A gun doubling as a safety tool
Alpine Meadows and Mammoth Mountain are the only ski resorts in the nation using the M119 model, said Bob Moore, a U.S. Forest Service specialist in Truckee, California.

The M119 is a lightweight 105 mm howitzer designed for airmobile operations. Other resorts have other models of 105 mm howitzers.

Pam Murphy, senior vice president at Mammoth Mountain just east of Yosemite National Park, said the military has provided the ski resort with recoilless rifles and other guns for avalanche control for 30 years.

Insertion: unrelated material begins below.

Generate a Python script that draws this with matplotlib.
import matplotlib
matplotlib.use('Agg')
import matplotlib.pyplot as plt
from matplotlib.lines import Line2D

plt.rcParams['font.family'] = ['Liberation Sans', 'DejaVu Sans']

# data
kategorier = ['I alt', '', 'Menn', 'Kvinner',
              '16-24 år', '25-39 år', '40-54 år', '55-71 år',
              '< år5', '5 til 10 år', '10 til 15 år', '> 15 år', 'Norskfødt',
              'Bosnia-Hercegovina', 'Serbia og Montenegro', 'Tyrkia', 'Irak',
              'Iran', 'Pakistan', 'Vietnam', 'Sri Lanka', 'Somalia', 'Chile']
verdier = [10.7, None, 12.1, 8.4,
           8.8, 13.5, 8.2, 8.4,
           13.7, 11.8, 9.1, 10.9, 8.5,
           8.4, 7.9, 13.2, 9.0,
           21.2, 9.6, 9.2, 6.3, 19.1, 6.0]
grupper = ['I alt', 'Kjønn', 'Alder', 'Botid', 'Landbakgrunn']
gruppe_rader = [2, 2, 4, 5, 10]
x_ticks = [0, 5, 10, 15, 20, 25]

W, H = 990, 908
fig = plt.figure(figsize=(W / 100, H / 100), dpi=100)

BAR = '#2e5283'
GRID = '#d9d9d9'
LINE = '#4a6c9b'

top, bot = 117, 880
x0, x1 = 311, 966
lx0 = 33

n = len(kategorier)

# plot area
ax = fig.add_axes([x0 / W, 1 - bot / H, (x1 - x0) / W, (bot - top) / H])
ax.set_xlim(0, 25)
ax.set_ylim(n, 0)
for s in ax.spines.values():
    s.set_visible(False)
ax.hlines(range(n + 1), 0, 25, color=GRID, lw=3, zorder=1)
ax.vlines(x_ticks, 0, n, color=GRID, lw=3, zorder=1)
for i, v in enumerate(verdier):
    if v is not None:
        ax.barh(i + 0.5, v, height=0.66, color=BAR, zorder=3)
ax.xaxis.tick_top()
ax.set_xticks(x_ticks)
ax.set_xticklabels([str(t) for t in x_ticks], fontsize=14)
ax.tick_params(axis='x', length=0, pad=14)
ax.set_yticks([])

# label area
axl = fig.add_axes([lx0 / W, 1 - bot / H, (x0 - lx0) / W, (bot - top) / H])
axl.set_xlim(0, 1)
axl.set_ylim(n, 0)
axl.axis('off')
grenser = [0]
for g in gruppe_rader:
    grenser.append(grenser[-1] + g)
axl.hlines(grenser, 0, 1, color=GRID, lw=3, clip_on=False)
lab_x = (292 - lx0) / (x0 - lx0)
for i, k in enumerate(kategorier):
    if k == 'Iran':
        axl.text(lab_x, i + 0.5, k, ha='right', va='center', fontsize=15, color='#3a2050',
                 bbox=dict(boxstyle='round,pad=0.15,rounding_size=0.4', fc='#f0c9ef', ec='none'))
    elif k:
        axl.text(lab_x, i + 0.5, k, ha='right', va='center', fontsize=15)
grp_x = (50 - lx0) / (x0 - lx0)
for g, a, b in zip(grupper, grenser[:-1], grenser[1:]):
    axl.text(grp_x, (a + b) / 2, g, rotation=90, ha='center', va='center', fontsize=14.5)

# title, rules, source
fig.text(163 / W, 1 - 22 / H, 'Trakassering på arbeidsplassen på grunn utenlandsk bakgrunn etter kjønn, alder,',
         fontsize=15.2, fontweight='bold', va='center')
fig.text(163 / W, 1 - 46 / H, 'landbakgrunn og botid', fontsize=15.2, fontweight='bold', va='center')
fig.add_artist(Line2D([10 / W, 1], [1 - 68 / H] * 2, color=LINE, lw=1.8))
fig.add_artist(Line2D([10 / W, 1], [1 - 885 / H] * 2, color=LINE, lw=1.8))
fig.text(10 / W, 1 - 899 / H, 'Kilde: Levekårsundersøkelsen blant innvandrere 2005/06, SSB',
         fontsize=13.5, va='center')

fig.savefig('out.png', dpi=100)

The howitzers are the most effective, Murphy said.

"It was designed to kill people, but it's a very valuable safety tool for us," said Rachael Woods, a spokeswoman at Lake Tahoe's Alpine Meadows, where seven people were killed in an avalanche in 1982.

Resort officials said they spent hundreds of thousands of dollars to transport the guns, reimburse the Army for training and build firing platforms.

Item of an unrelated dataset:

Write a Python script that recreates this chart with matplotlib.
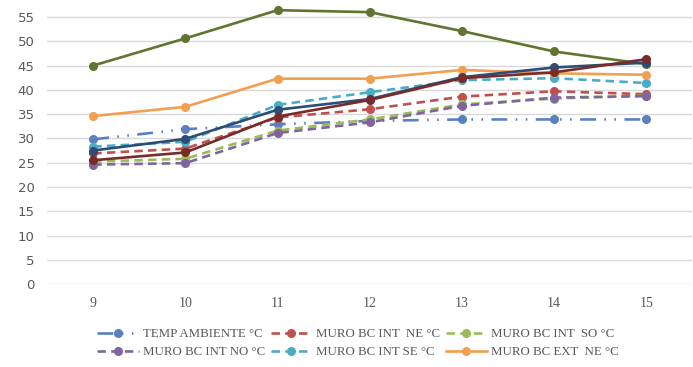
import matplotlib
matplotlib.use("Agg")
import matplotlib.pyplot as plt

hours = [9, 10, 11, 12, 13, 14, 15]

temp_ambiente = [29.8, 31.9, 32.9, 33.6, 33.9, 33.9, 33.9]
muro_int_ne = [26.9, 27.9, 34.3, 36.0, 38.6, 39.7, 39.1]
muro_int_so = [25.2, 25.8, 31.6, 33.9, 37.0, 38.2, 38.8]
muro_int_no = [24.6, 24.9, 31.1, 33.3, 36.7, 38.4, 38.7]
muro_int_se = [28.3, 29.3, 36.9, 39.5, 42.0, 42.4, 41.4]
muro_ext_ne = [34.6, 36.5, 42.3, 42.3, 44.1, 43.4, 43.1]
# three more series drawn in the chart but cut off from its legend
serie_7 = [45.0, 50.6, 56.4, 56.0, 52.1, 47.9, 45.3]
serie_8 = [27.5, 29.9, 35.9, 38.1, 42.6, 44.6, 45.6]
serie_9 = [25.5, 27.1, 34.5, 37.9, 42.4, 43.6, 46.3]

labels = ["TEMP AMBIENTE °C", "MURO BC INT  NE °C", "MURO BC INT  SO °C",
          "MURO BC INT NO °C", "MURO BC INT SE °C", "MURO BC EXT  NE °C"]
y_ticks = list(range(0, 60, 5))

dashdotdot = (0, (6, 3.2, 0.6, 3.2, 0.6, 3.2))
dashed = (0, (3.2, 2))

series = [
    (temp_ambiente, "#5B80BF", dashdotdot, labels[0]),
    (muro_int_ne, "#C0504D", dashed, labels[1]),
    (muro_int_so, "#9BBB59", dashed, labels[2]),
    (muro_int_no, "#8064A2", dashed, labels[3]),
    (muro_int_se, "#4BACC6", dashed, labels[4]),
    (muro_ext_ne, "#F0A050", "-", labels[5]),
    (serie_7, "#5F7530", "-", None),
    (serie_8, "#2C4D75", "-", None),
    (serie_9, "#772C2A", "-", None),
]

fig = plt.figure(figsize=(6.93, 3.67), dpi=100)
ax = fig.add_axes([0.068, 0.226, 0.931, 0.774])

for values, color, ls, lab in series:
    ax.plot(hours, values, color=color, linestyle=ls, linewidth=1.9,
            marker="o", markersize=5.5, label=lab)

ax.set_xlim(8.5, 15.5)
ax.set_ylim(0, 58.5)
ax.set_yticks(y_ticks)
ax.set_xticks(hours)
ax.grid(axis="y", color="#D9D9D9", linewidth=1)
ax.set_axisbelow(True)
for s in ax.spines.values():
    s.set_visible(False)
ax.tick_params(length=0)
ax.tick_params(axis="y", pad=9, labelsize=9.5, labelcolor="#595959")
ax.tick_params(axis="x", pad=9, labelsize=10, labelcolor="#595959")
for t in ax.get_xticklabels():
    t.set_family("Liberation Serif")

# legend is filled row by row in the original
handles, labs = ax.get_legend_handles_labels()
order = [0, 3, 1, 4, 2, 5]
fig.legend([handles[i] for i in order], [labs[i] for i in order],
           loc="center", bbox_to_anchor=(0.517, 0.065),
           ncol=3, frameon=False, handlelength=3.2, handletextpad=0.35,
           columnspacing=0.4, labelspacing=0.45,
           prop={"family": "Liberation Serif", "size": 9.3},
           labelcolor="#595959")

fig.savefig("out.png", dpi=100)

But Murphy said she understood the Army's decision: "We're certainly at a different place in the world than when we first got the guns."

The Forest Service said it is working to secure older howitzers for the ski resorts, and the Army's Bowen said he is optimistic that will happen.


----------



## Scoobie Newbie (28 Apr 2004)

I find hard to believe that the mighty American machine can‘t go without 2 arty pieces.


----------



## Korus (28 Apr 2004)

My God.. That would be my dream job.

Spend half the day firing Howitzers and Recoiles Rifles to clear avalanche hazards, and spend the other half of the day skiing..


----------



## Ex-Dragoon (28 Apr 2004)

Actually it just shows the problems the US is having in Iraq....nothing funny at all.


----------



## AlphaCharlie (28 Apr 2004)

I find it hard to believe that 5 arty guns would make a huge difference... but hey what do I know?


----------



## mattoigta (28 Apr 2004)

> Originally posted by AlphaCharlie:
> [qb] I find it hard to believe that 5 arty guns would make a huge difference... but hey what do I know? [/qb]


Well in the other article i read about this said that they would cost 1 Million each to replace, so i think thats a big factor too


----------



## winchable (28 Apr 2004)

Pfft...pocket change.


----------



## mattoigta (28 Apr 2004)

pocket change they dont need to spend


----------



## Sandreckoner (28 Apr 2004)

Yet another article used to portray a skewed picture.  It‘s pretty simple.  The local commander let a ski resort borrow several million dollars in weaponry.  Now he‘s responsible for equipping a set of troops in a combat zone, and he can‘t very well go over his head and say, "Hey, I need some additional howies - several million dollars in equipment" when he‘s yet to collect and make use of several million worth of resources he‘s already been charged with.  That‘s just the way the system works, has nothing to do with there being a shortage of these things out there.


----------



## Fishbone Jones (28 Apr 2004)

Sandrekoner,
I doubt he did this on his own authority. He would have had to also supply crews and ammo. I don‘t think it‘s something that can be purchased at the local surplus. We do the same thing out west, using troops and arty to take down avalanches.. It was probably easier to leave the guns in place than drag them back and forth. I don‘t think he was caught with his pants down, priorities just shifted that‘s all.


----------